Onderaan dit artikel maak je kansen op kaarten voor Lowlands 2016, waar Kamasi en zijn band dit jaar ook staan.
We spreken af in Bitterzoet, waar Kamasi Washington en zijn band gaan repeteren voor hun tweede show op Europese bodem ooit. Zijn allereerste deed hij een dag eerder in Bird. “Ja, het was erg, erg cool. Het publiek was heel ontvankelijk en enthousiast, we hebben veel lol gehad.” Een van de bijzonderste momenten in Rotterdam ontstaat als hij zijn vader, Ricky Washington, het podium oproept om mee te spelen op dwarsfluit en sopraansaxofoon. Het nummer Hero van The Epic draagt Kamasi op aan zijn oma. “Het maakt me erg gelukkig dat hij erbij is, hij zal er voor alle shows deze tour zijn. Hij heeft me alles geleerd vroeger, hij was mijn enige muziekleraar. Maar ik ken de hele band al sinds mijn vroege jeugd, we zijn allemaal samen opgegroeid in L.A.. History repeated.”

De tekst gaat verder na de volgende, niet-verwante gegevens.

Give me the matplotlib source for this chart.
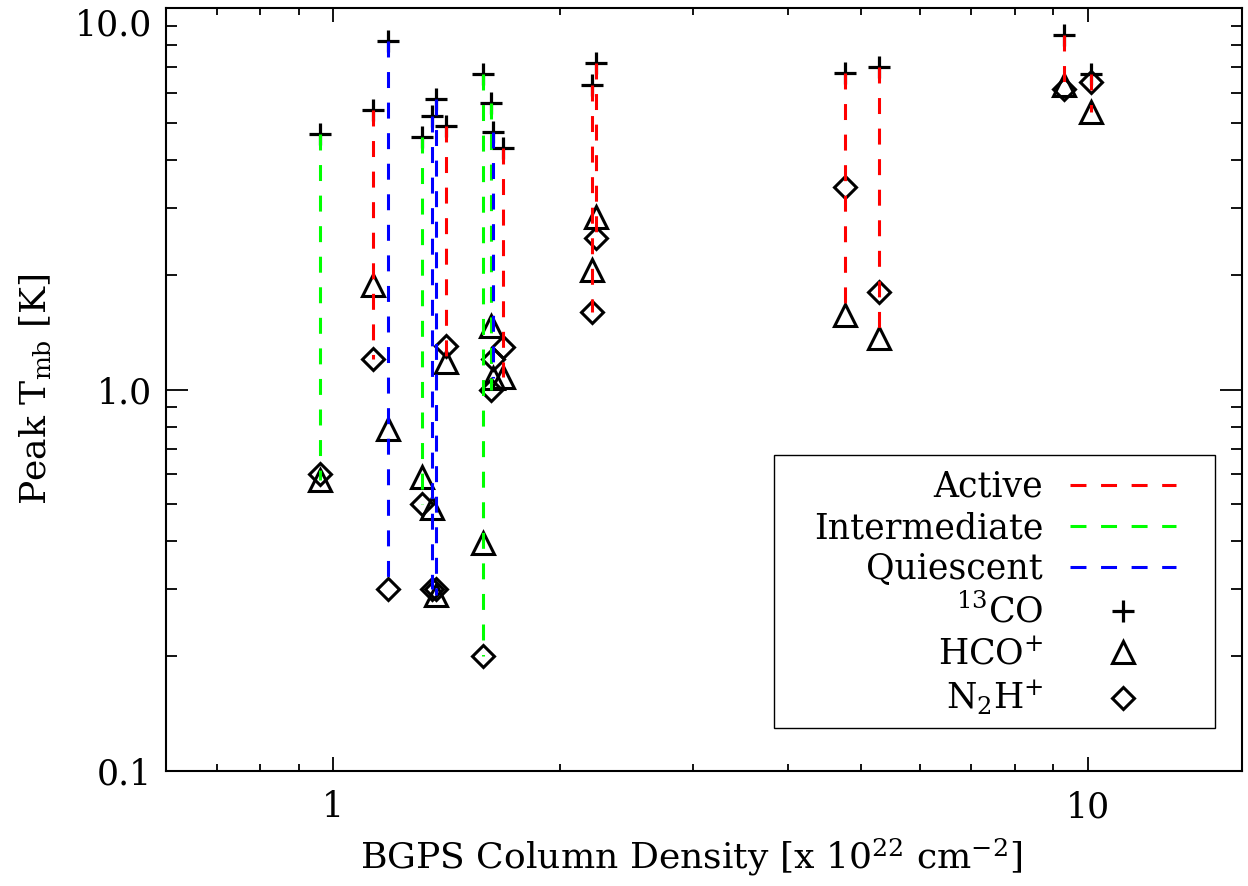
import matplotlib
matplotlib.use("Agg")
import matplotlib.pyplot as plt
from matplotlib.lines import Line2D
from matplotlib.patches import Rectangle
from matplotlib.ticker import FixedLocator, FixedFormatter, LogLocator, NullFormatter

plt.rcParams['font.family'] = 'DejaVu Serif'
plt.rcParams['mathtext.fontset'] = 'dejavuserif'
plt.rcParams['font.size'] = 25
plt.rcParams['lines.scale_dashes'] = False

# BGPS column density [x 10^22 cm^-2] of each clump
col_density = [0.96, 1.13, 1.18, 1.31, 1.35, 1.37, 1.41, 1.58, 1.62, 1.63, 1.68,
               2.20, 2.23, 4.76, 5.29, 9.31, 10.1]
# peak main-beam temperatures [K]
peak_13co = [4.69, 5.40, 8.21, 4.60, 5.21, 5.80, 4.90, 6.71, 5.63, 4.74, 4.30,
             6.31, 7.19, 6.78, 7.02, 8.50, 6.74]
peak_hco = [0.58, 1.88, 0.79, 0.59, 0.49, 0.29, 1.18, 0.395, 1.47, 1.07, 1.08,
            2.06, 2.84, 1.57, 1.37, 6.28, 5.35]
peak_n2h = [0.60, 1.20, 0.30, 0.50, 0.30, 0.30, 1.30, 0.20, 1.00, 1.20, 1.29,
            1.60, 2.50, 3.40, 1.80, 6.15, 6.41]
activity = ['Intermediate', 'Active', 'Quiescent', 'Intermediate', 'Quiescent',
            'Quiescent', 'Active', 'Intermediate', 'Intermediate', 'Quiescent',
            'Active', 'Active', 'Active', 'Active', 'Active', 'Active', 'Active']

groups = ['Active', 'Intermediate', 'Quiescent']
group_colors = {'Active': '#ff0000', 'Intermediate': '#00ff00', 'Quiescent': '#0000ff'}

dash = (11.5, 10.5)
lw = 2.2

fig = plt.figure(figsize=(12.48, 8.86), dpi=100)
ax = fig.add_axes([166 / 1248, 115 / 886, 1075.7 / 1248, 762.7 / 886])

# markers first, dashed connectors drawn on top
ax.plot(col_density, peak_13co, ls='none', marker='+', ms=16, mew=2.3, color='k', zorder=2)
ax.plot(col_density, peak_hco, ls='none', marker='^', ms=16, mew=2.2, mfc='none', mec='k', zorder=2)
ax.plot(col_density, peak_n2h, ls='none', marker='D', ms=11.5, mew=2.2, mfc='none', mec='k', zorder=2)

for x, top, a, b, grp in zip(col_density, peak_13co, peak_hco, peak_n2h, activity):
    ax.plot([x, x], [top, min(a, b)], color=group_colors[grp], lw=lw, dashes=dash, zorder=3)

ax.set_xscale('log')
ax.set_yscale('log')
ax.set_xlim(0.6, 16)
ax.set_ylim(0.1, 10)

ax.xaxis.set_major_locator(FixedLocator([1, 10]))
ax.xaxis.set_major_formatter(FixedFormatter(['1', '10']))
ax.yaxis.set_major_locator(FixedLocator([0.1, 1, 10]))
ax.yaxis.set_major_formatter(FixedFormatter(['0.1', '1.0', '10.0']))
for axis in (ax.xaxis, ax.yaxis):
    axis.set_minor_locator(LogLocator(base=10, subs=range(2, 10), numticks=20))
    axis.set_minor_formatter(NullFormatter())

ax.tick_params(which='both', direction='in', top=True, right=True, width=1.3)
ax.tick_params(axis='y', which='major', length=16, pad=10)
ax.tick_params(axis='y', which='minor', length=8)
ax.tick_params(axis='x', which='major', length=10, pad=14)
ax.tick_params(axis='x', which='minor', length=5)
for sp in ax.spines.values():
    sp.set_linewidth(1.5)
# top label sits just below the axis edge
ax.yaxis.get_major_ticks()[2].label1.set_va('top')

ax.set_xlabel(r'BGPS Column Density [x 10$^{22}$ cm$^{-2}$]', fontsize=26)
ax.xaxis.set_label_coords(0.488, -0.085)
ax.set_ylabel(r'Peak T$_{\rm mb}$ [K]', fontsize=26, labelpad=16)

# legend frame drawn on its own, entries placed inside it
ax.add_patch(Rectangle((0.565, 0.056), 0.41, 0.358, transform=ax.transAxes,
                       facecolor='white', edgecolor='black', lw=1.0, zorder=4))
handles = [Line2D([], [], color=group_colors[g], lw=lw, dashes=dash) for g in groups]
handles += [
    Line2D([], [], ls='none', marker='+', ms=16, mew=2.3, color='k'),
    Line2D([], [], ls='none', marker='^', ms=16, mew=2.2, mfc='none', mec='k'),
    Line2D([], [], ls='none', marker='D', ms=11.5, mew=2.2, mfc='none', mec='k'),
]
labels = groups + [r'$^{13}$CO', r'HCO$^{+}$', r'N$_{2}$H$^{+}$']
leg = ax.legend(handles, labels, loc='upper right', bbox_to_anchor=(0.939, 0.395),
                markerfirst=False, frameon=False, handlelength=3.05,
                handletextpad=0.78, labelspacing=0.21, borderpad=0,
                borderaxespad=0, fontsize=25)
leg.set_zorder(5)

fig.savefig('out.png', dpi=100)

Dat hoor je af aan het optreden, waar een zeldzaam organisch jazz-ensemble een virtuoze show geeft, met een hoofdrol voor de twee drummers. “Een ervan, Ronald (Bruner Jr., de broer van Thundercat, red.) ken ik het langst van iedereen. Onze vaders waren vrienden en speelden samen in een band. Voor mijn derde verjaardag kreeg ik een drumstel. Ronald was toen anderhalf, echt pas een baby. Iedereen had het erover dat er een baby op het feestje was die scheen te kunnen drummen. Dus werd aan mij gevraagd: Kamasi, mag de baby op het drumstel? Ik zei nog verontwaardigd: dit is geen babydrumstel! Dit is een kinderdrumstel! Maar hij kon het wel, nog geen twee jaar oud. Blijkbaar ontstond er een behoorlijk hevige drum battle tussen iemand van drie en iemand van anderhalf. Nee, zelf weet ik er bijna niks meer van, alleen nog hoe klein hij was.”
Van een paar jaar later kan Washington zich veel meer herinneren. “Ronald was op zijn zevende of achtste al serieus bezig met de muziek. De rest van ons pas veel later. Mijn ouders zijn allebei muzikanten, maar mijn moeder is scheikundelerares van beroep. Voor mij was het tweeledig: ik was geïnteresseerd in muziek maar ook in wiskunde, wetenschap. We woonden in een slechte buurt, maar toch was er veel cultuur. Je had een gebied, Leimert Park waar iedereen bezig was met jazz, poëzie, kunst. Het bleef South Central, dus die andere kant was er ook: de gangs. Maar als ze doorhadden dat je goed in iets was, dat je talent had, dan lieten ze je met rust. Ze hadden daar respect voor, bewondering zelfs. Muziek was voor mij niet zozeer een ontsnapping, maar eerder de reden dat ik er nooit verzeild in ben geraakt.”